Суд над Иисусом Христом в различных литературных произведениях
Министерство общего и специального образования РФ.
СПбГИЭА.
Кафедра философии.
Реферат на тему: «Суд над Иисусом Христом в различных литературных
произведениях»
Выполнил: студент 371 гр. Тимофеева Ю. М.
Принял: проф. Рущаков
СПб 1998.
“И поднялось все множество их и повели его к Пилату”. Так начинается
повествование об одном из важнейших событий, описываемых в Новом завете,
точнее в Евангелие от Луки – о суде прокуратора (то есть римского
чиновника, отвечающего за сбор податей в Иудее) Понтия Пилата над Мессией
Иисусом Христом. Суд Пилата в целом вполне согласно описан у всех четырех
евангелистов, за исключением некоторых подробностей, о которых будет
упомянуто далее.
Прежде чем начать обсуждение данного сюжета, попытаемся синхронно
сравнить Евангелия, воссоздать описываемые события.
В пятницу утром Иисуса, схваченного накануне, “первосвященники со
старейшинами и книжниками и весь синедрион” отвели
в претерию, временную резиденцию прокуратора, но не вошли в нее ”чтобы не
оскверниться, но чтобы можно было есть пасху” (Ев. от Марка). Пилат вышел к
ним и сказал: ”В чем вы обвиняете человека сего?” Обвинения их описаны
более полно и конкретно в Евангелие от Луки: ”Мы нашли, что развращает
народ наш и запрещает давать подать кесарю, называя Себя Христом Царем”.

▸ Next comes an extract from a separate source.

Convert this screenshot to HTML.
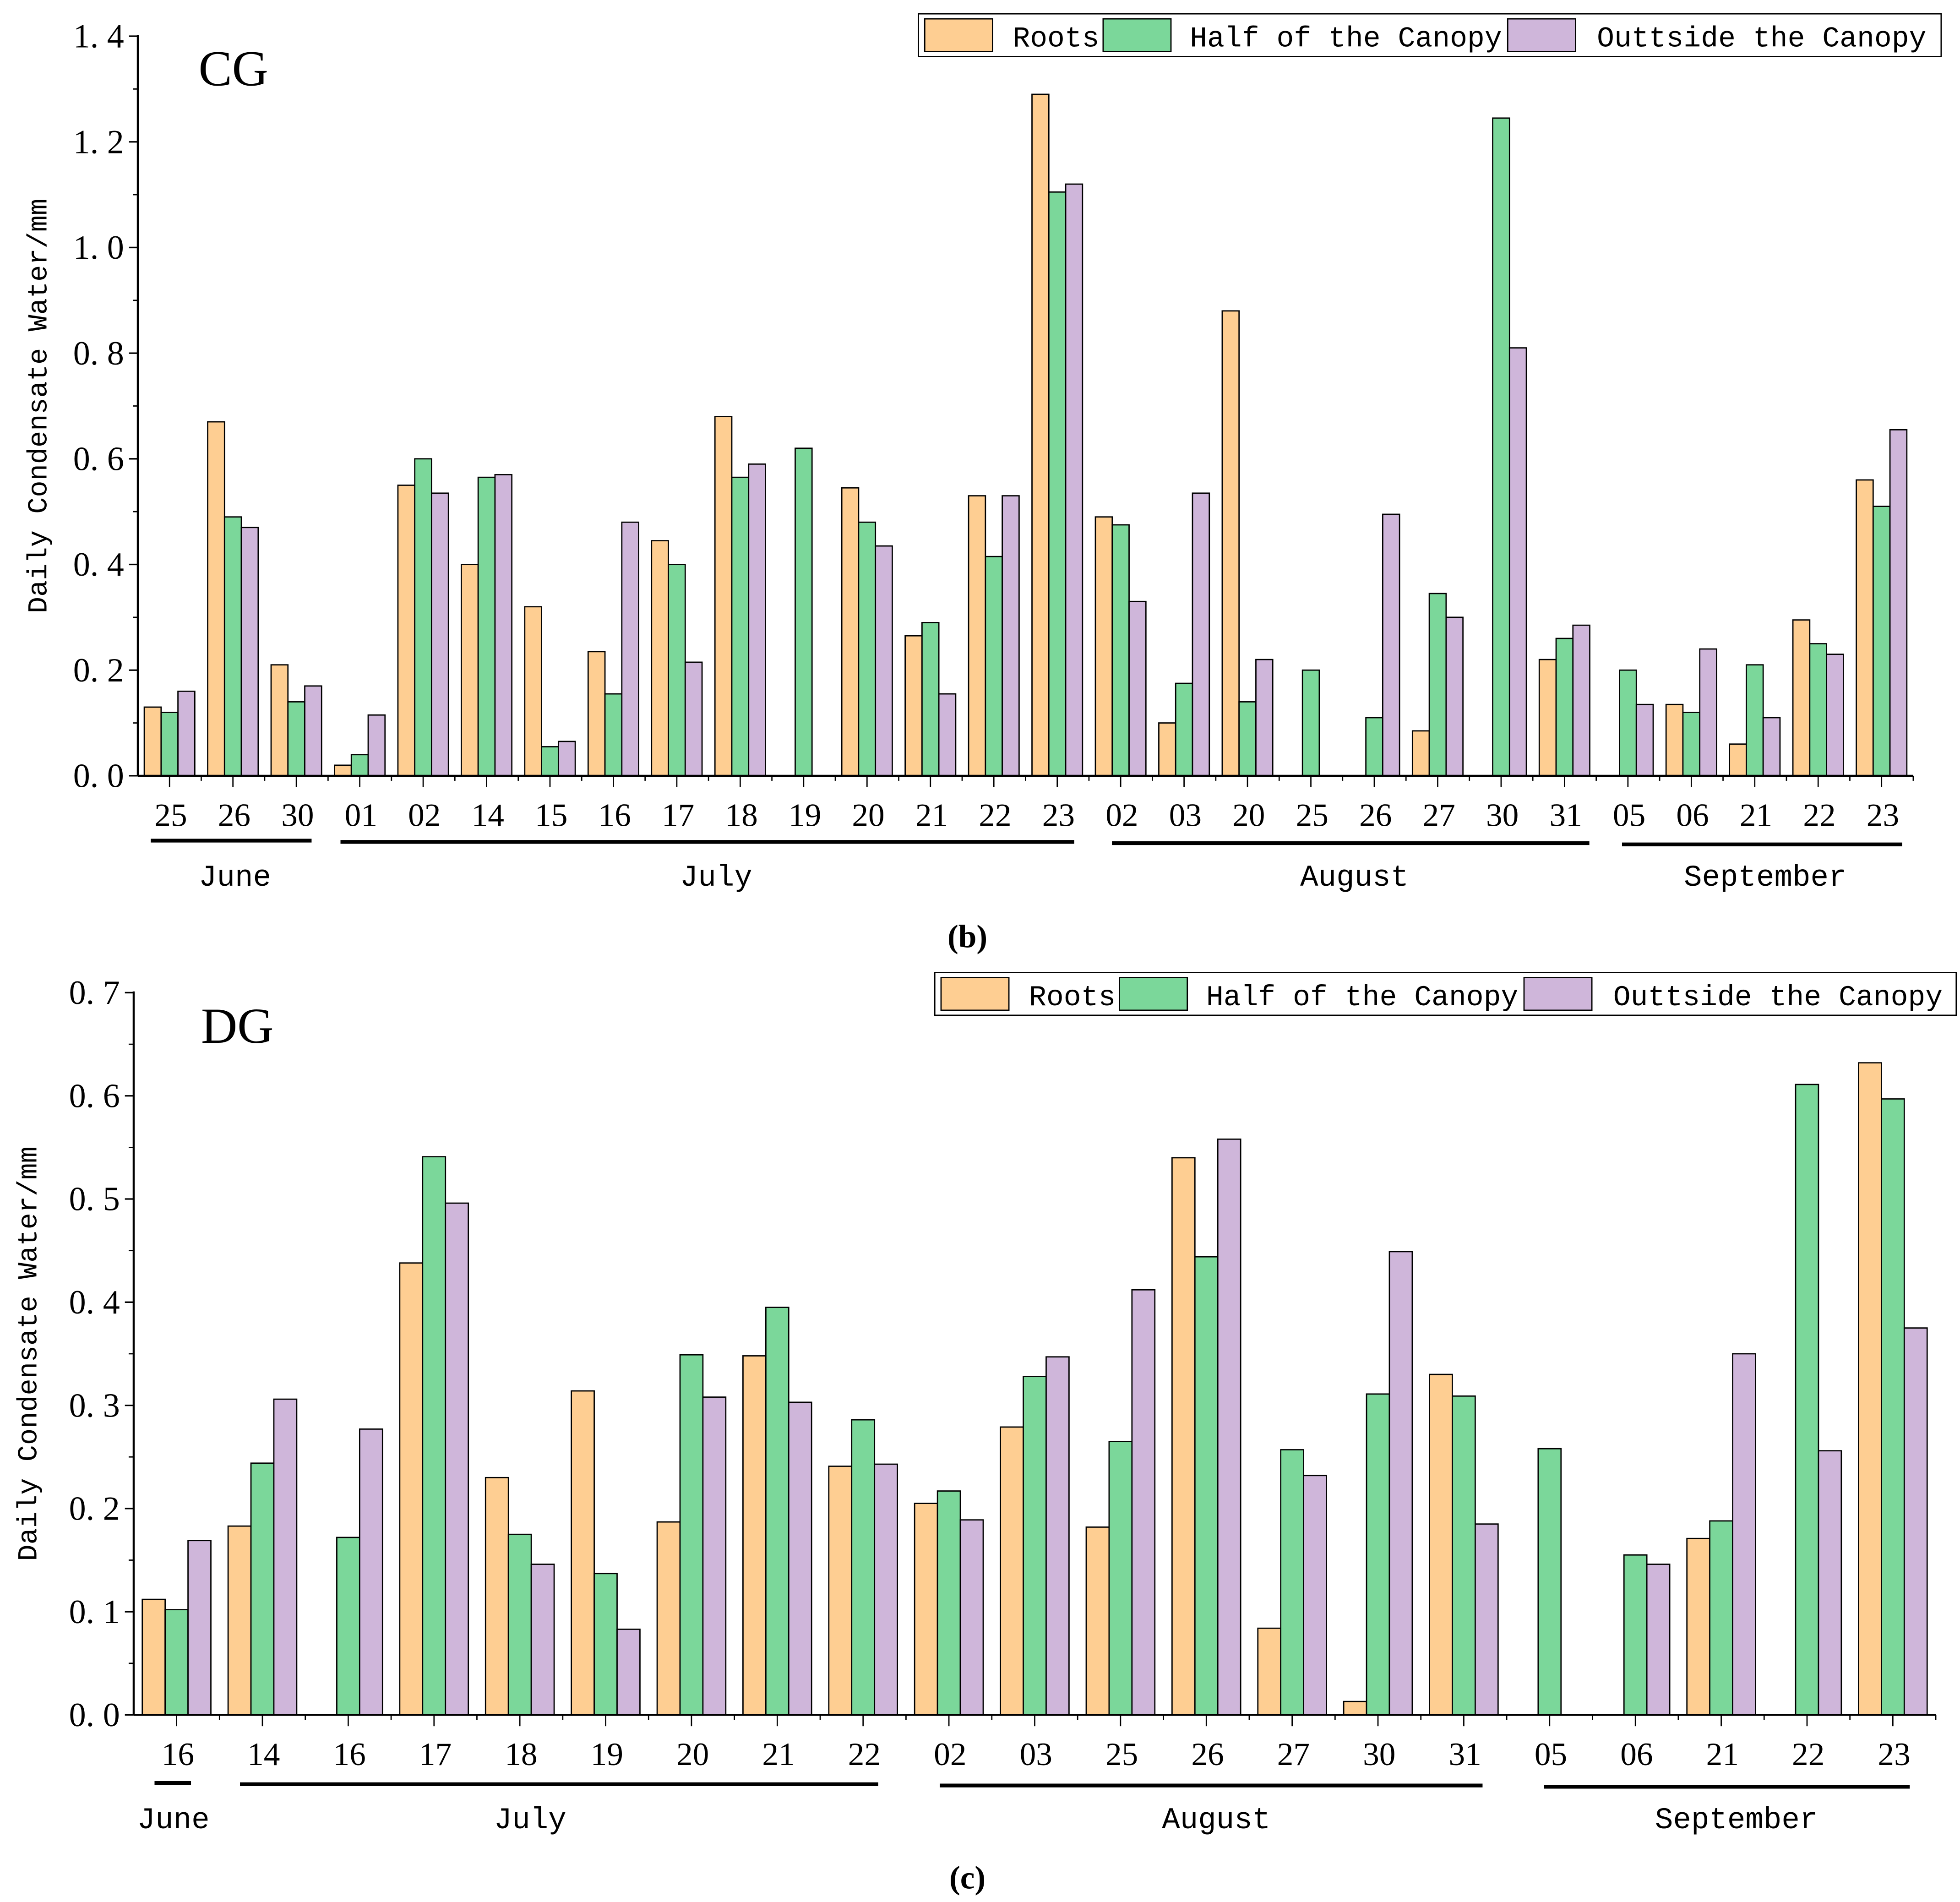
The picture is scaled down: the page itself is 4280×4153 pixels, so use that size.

Евангелие от Иоанна повествует о том, что Пилат, посчитав, видимо себя
некомпетентным в вопросах веры иудеев, предложил обвинявшим самим судить
Мессию по их законам. Иудеям же в то время было ”не позволено предавать
смерти никого”, но ”да сбудется слово Иисусово, которое сказал Он, давая
разуметь, какою смертью Он умрет”. Пилат вернулся в преторию и начал допрос
обвиняемого, вариант которого описан в Евангелие от Иоанна: - ”Ты царь
иудейский?
- От себя ли ты говоришь это или другие сказали тебе
обо мне?
- Разве я иудей? Твой народ и первосвященники
предали Тебя мне; что ты сделал?
- Царство Мое не от мира сего; если бы от мира сего
было Царство Мое, то служители Мои подвизались бы за Меня, чтобы Я не был
предан иудеям; но нынче Царство Мое не отсюда. Ты говоришь, что Я Царь; Я
на то родился и на то пришел в мир, чтобы свидетельствовать об истине;
всякий кто от истины слушает глас Мой.
- Что есть истина?”
Евангелия единодушны в том, что на все выдвинутые обвинения Иисус
отвечает молчанием. Пилат объявил первосвященникам и народу, что не видит
никакой вины в Этом Человеке. В Евангелие от Луки мы находим, что
прокуратор, узнав о том, что обвиняемый “из области Иродовой, послал его к
Ироду, который в эти дни был также в Иерусалиме”.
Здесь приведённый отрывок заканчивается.